## Data section:

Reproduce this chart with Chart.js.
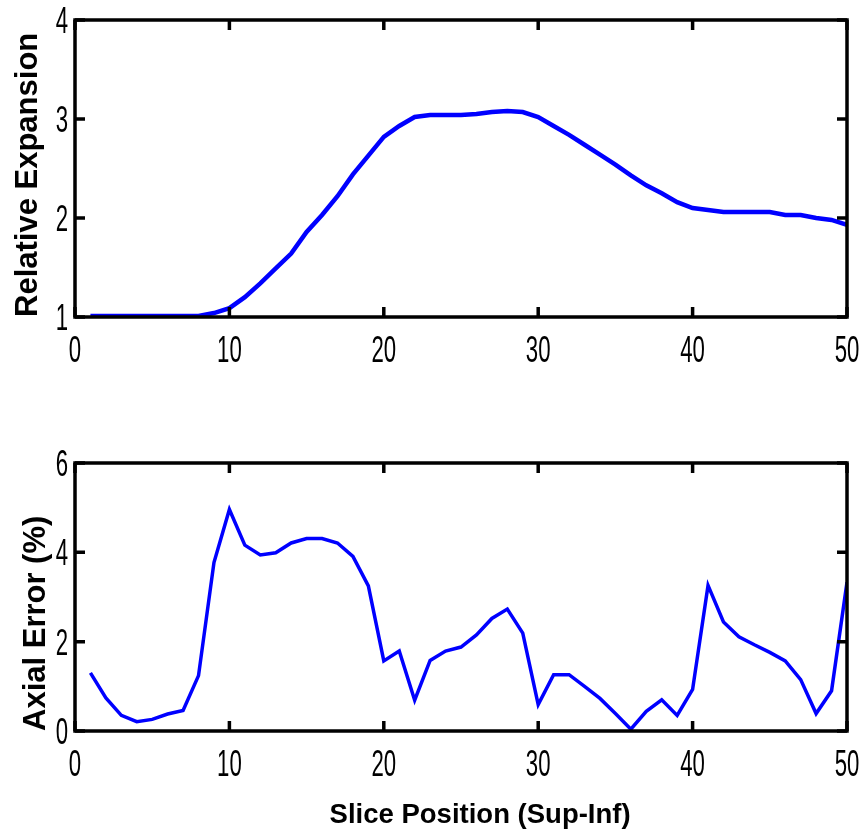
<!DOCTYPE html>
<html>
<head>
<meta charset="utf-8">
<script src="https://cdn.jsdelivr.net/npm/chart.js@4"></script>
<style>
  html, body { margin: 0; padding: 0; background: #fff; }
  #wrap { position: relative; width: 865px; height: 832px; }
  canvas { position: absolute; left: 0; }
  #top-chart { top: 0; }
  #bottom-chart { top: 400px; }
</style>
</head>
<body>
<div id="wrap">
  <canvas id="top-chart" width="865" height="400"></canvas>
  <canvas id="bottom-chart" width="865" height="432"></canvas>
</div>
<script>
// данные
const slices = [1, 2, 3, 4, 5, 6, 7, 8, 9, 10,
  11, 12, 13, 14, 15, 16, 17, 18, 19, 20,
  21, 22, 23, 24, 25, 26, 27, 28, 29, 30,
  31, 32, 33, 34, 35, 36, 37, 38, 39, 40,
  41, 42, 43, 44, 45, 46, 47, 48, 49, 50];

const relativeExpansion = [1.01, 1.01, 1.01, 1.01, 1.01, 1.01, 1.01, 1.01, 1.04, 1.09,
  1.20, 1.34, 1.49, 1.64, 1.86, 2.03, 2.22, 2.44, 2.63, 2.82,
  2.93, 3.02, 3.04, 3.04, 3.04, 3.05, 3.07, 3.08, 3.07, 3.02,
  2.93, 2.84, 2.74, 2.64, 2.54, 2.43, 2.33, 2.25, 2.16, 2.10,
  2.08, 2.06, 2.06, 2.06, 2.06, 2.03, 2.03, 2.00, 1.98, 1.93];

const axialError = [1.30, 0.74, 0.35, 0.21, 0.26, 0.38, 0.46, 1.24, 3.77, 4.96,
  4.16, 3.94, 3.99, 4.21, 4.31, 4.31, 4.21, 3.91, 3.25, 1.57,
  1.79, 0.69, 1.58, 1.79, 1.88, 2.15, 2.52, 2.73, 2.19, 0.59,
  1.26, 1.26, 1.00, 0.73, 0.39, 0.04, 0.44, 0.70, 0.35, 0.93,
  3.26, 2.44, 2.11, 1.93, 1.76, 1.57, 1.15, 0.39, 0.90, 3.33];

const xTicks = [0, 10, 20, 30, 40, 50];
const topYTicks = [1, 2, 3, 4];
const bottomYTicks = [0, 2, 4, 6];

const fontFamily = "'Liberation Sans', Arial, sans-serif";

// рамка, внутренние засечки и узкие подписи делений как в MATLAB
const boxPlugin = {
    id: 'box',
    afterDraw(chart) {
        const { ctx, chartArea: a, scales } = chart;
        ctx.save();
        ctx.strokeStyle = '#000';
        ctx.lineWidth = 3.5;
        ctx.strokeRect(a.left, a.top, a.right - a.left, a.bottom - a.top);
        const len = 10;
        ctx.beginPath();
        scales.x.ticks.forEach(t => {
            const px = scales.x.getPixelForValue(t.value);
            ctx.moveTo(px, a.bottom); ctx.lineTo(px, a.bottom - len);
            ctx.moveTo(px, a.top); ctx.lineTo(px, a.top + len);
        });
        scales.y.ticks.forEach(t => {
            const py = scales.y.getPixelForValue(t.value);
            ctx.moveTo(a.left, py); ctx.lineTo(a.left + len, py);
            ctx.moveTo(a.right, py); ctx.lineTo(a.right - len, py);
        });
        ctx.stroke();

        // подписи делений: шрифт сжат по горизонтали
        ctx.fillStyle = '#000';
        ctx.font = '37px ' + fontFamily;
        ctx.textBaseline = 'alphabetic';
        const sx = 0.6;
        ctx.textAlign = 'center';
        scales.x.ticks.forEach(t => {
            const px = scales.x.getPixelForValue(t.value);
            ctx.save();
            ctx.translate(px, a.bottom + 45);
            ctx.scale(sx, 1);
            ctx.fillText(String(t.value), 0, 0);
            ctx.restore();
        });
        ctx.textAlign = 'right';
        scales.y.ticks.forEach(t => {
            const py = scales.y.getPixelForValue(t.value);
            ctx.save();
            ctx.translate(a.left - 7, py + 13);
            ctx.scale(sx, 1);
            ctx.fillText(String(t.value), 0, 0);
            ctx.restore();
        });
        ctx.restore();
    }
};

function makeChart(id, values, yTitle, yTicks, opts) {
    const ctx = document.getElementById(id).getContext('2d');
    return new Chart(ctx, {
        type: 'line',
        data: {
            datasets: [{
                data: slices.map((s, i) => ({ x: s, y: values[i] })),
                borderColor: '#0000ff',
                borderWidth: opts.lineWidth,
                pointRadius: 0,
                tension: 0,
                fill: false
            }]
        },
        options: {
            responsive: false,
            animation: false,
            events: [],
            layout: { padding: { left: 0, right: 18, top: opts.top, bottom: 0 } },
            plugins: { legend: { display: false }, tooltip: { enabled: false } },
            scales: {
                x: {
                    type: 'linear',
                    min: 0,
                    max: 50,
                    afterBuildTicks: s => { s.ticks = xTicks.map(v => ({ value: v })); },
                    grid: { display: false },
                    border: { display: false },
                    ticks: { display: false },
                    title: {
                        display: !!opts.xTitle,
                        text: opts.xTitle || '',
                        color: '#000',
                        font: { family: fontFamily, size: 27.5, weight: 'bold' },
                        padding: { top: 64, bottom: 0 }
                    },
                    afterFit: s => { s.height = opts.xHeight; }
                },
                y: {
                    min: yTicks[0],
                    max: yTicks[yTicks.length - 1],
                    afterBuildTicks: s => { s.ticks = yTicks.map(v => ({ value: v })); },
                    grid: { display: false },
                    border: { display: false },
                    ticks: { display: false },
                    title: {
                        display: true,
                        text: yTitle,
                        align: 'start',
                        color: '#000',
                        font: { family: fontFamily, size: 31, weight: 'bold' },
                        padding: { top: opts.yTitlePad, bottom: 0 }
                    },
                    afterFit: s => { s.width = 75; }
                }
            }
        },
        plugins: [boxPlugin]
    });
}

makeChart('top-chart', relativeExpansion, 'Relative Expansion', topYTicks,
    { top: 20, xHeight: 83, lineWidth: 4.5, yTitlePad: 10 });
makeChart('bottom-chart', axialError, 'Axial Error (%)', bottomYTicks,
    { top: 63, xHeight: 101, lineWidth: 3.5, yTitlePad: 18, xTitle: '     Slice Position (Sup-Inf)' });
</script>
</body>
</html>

## Exercise description:
Restate only the lines running from the start of the material above through the line containing "41, 42, 43, 44, 45, 46, 47, 48, 49, 50];", ends included. No pictures.

## Solution to the exercise:
Reproduce this chart with Chart.js.
<!DOCTYPE html>
<html>
<head>
<meta charset="utf-8">
<script src="https://cdn.jsdelivr.net/npm/chart.js@4"></script>
<style>
  html, body { margin: 0; padding: 0; background: #fff; }
  #wrap { position: relative; width: 865px; height: 832px; }
  canvas { position: absolute; left: 0; }
  #top-chart { top: 0; }
  #bottom-chart { top: 400px; }
</style>
</head>
<body>
<div id="wrap">
  <canvas id="top-chart" width="865" height="400"></canvas>
  <canvas id="bottom-chart" width="865" height="432"></canvas>
</div>
<script>
// данные
const slices = [1, 2, 3, 4, 5, 6, 7, 8, 9, 10,
  11, 12, 13, 14, 15, 16, 17, 18, 19, 20,
  21, 22, 23, 24, 25, 26, 27, 28, 29, 30,
  31, 32, 33, 34, 35, 36, 37, 38, 39, 40,
  41, 42, 43, 44, 45, 46, 47, 48, 49, 50];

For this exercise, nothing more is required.